Dengan kalimat pilihan tersebut, anak digiring untuk memanggil kakaknya, tanpa perlu bunda yang melakukannya. Cerdas bukan?
Bunda memberi tahu kapan ia akan marah.
Ini juga menjadi hal yang menarik dari sosok Bunda. Bunda ketika ia akan marah, maka ia memberi tahu kepada anaknya bahwa bunda akan marah. Dengan demikian ia meminta anaknya untuk bersiap-siap. Si anak akan otomatis duduk diam dan mendengarkan dengan takzim selama bunda menumpahkan amarahnya. Tidak ada yang membantah apalagi menyerang balik.

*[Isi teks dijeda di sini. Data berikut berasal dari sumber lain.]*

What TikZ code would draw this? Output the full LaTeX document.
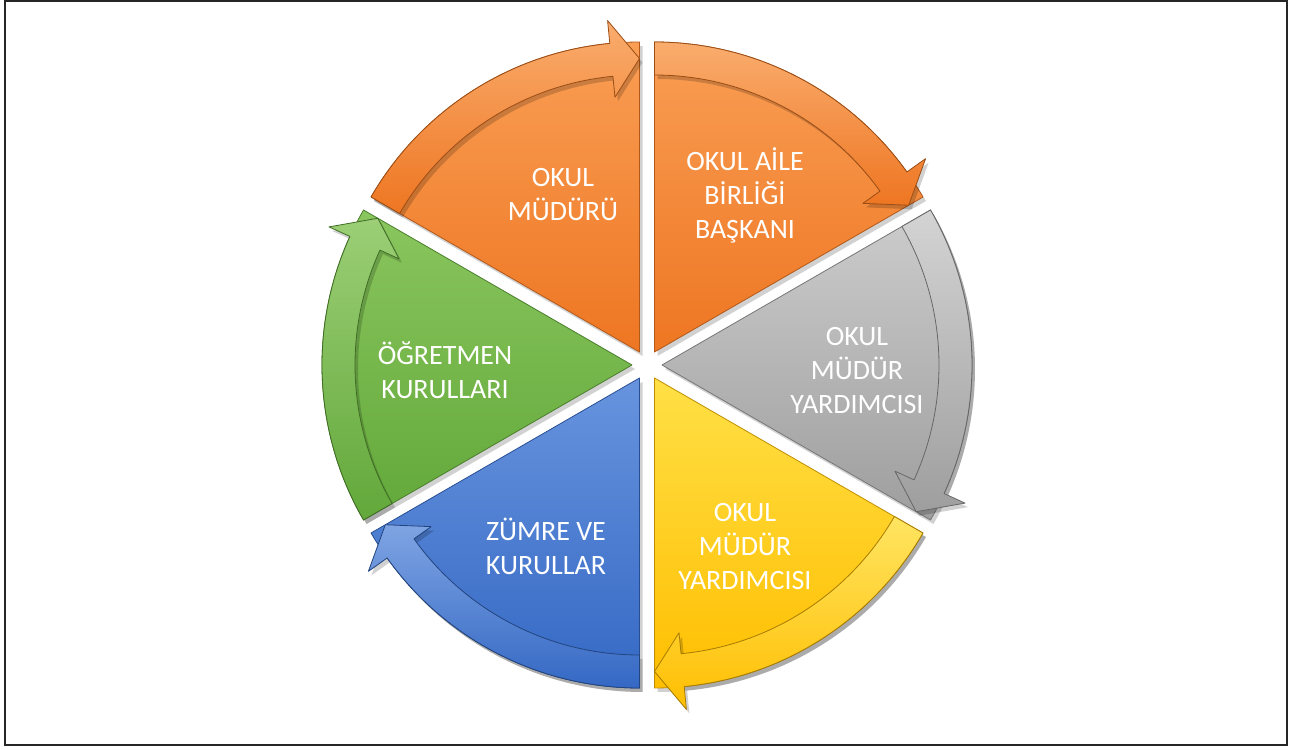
\documentclass[tikz,border=0pt]{standalone}
\usepackage{fontspec}
\setmainfont{Carlito}
\usetikzlibrary{shadows}

\definecolor{orangehi}{RGB}{249,158,84}
\definecolor{orangelo}{RGB}{238,118,34}
\definecolor{grayhi}{RGB}{204,204,204}
\definecolor{graylo}{RGB}{158,158,158}
\definecolor{yellowhi}{RGB}{255,224,70}
\definecolor{yellowlo}{RGB}{255,190,0}
\definecolor{bluehi}{RGB}{104,148,222}
\definecolor{bluelo}{RGB}{52,104,196}
\definecolor{greenhi}{RGB}{138,198,94}
\definecolor{greenlo}{RGB}{98,168,58}

\begin{document}
\begin{tikzpicture}[%
        x=1pt, y=1pt,
        sector/.style={%
            line width=0.8pt,
            line join=round,
            drop shadow={shadow xshift=3pt, shadow yshift=-4pt, opacity=0.18, fill=black},
        },
        label/.style={%
            align=center,
            text=white,
            node font=\fontsize{28}{34}\selectfont,
        },
    ]

    \useasboundingbox (-647,365) rectangle (658,-384);
    \draw [black!85, line width=1.5pt] (-642,364) rectangle (640,-380);

    % wedges and their arrows, clockwise from the top left
    \foreach \s/\e/\b/\col in {150/90/120/orange, 90/30/60/orange, 30/-30/0/gray,
                               -30/-90/-60/yellow, -90/-150/-120/blue, -150/-210/180/green} {%
        \pgfmathsetmacro{\h}{\e+5.5}
        \begin{scope}[shift={(\b:15)}]
            \path [sector, top color=\col hi, bottom color=\col lo, draw=\col lo!75!black]
                (0,0) -- (\s:310) arc[start angle=\s, end angle=\e, radius=310] -- cycle;
            \path [sector, top color=\col hi!85!white, bottom color=\col lo, draw=\col lo!65!black]
                (\s:310) arc[start angle=\s, end angle=\h, radius=310]
                -- (\h:333) -- (\e:293.5) -- (\h:256) -- (\h:277)
                arc[start angle=\h, end angle=\s, radius=277] -- cycle;
        \end{scope}
    }

    \node (mudur_label) at (-84,170) [label] {OKUL\\MÜDÜRÜ};
    \node (aile_birligi_label) at (98,170) [label] {OKUL AİLE\\BİRLİĞİ\\BAŞKANI};
    \node (yardimci_gray_label) at (210,-6) [label] {OKUL\\MÜDÜR\\YARDIMCISI};
    \node (yardimci_yellow_label) at (98,-182) [label] {OKUL\\MÜDÜR\\YARDIMCISI};
    \node (zumre_label) at (-101,-181) [label] {ZÜMRE VE\\KURULLAR};
    \node (ogretmen_label) at (-202,-5) [label] {ÖĞRETMEN\\KURULLARI};
\end{tikzpicture}
\end{document}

Bagaimana jika anaknya belum siap?
Maka bunda akan terus menunggu hingga anaknya siap. Bahkan tak jarang sampai lupa. Namun demikian, bunda tetap akan memberikan wejangannya ketika sudah merasa lebih tenang dan terkontrol. Sehingga anak pun tetap menaruh segan dan hormat kepada bundanya. Di sinilah seorang bunda dituntut untuk bisa mengendalikan emosinya. Bukan hal yang mudah buat saya yang bawaannya pengen nyolot dan teriak. Tapi sangat berharga untuk dipelajari sebelum kedua bocah benar-benar beranjak remaja. Jika tidak dimulai dari sekarang, kapan lagi? Waktu tidak bergerak mundur.
Menarik bukan mempelajari sifat bunda dan caranya “menaklukkan” anak remaja?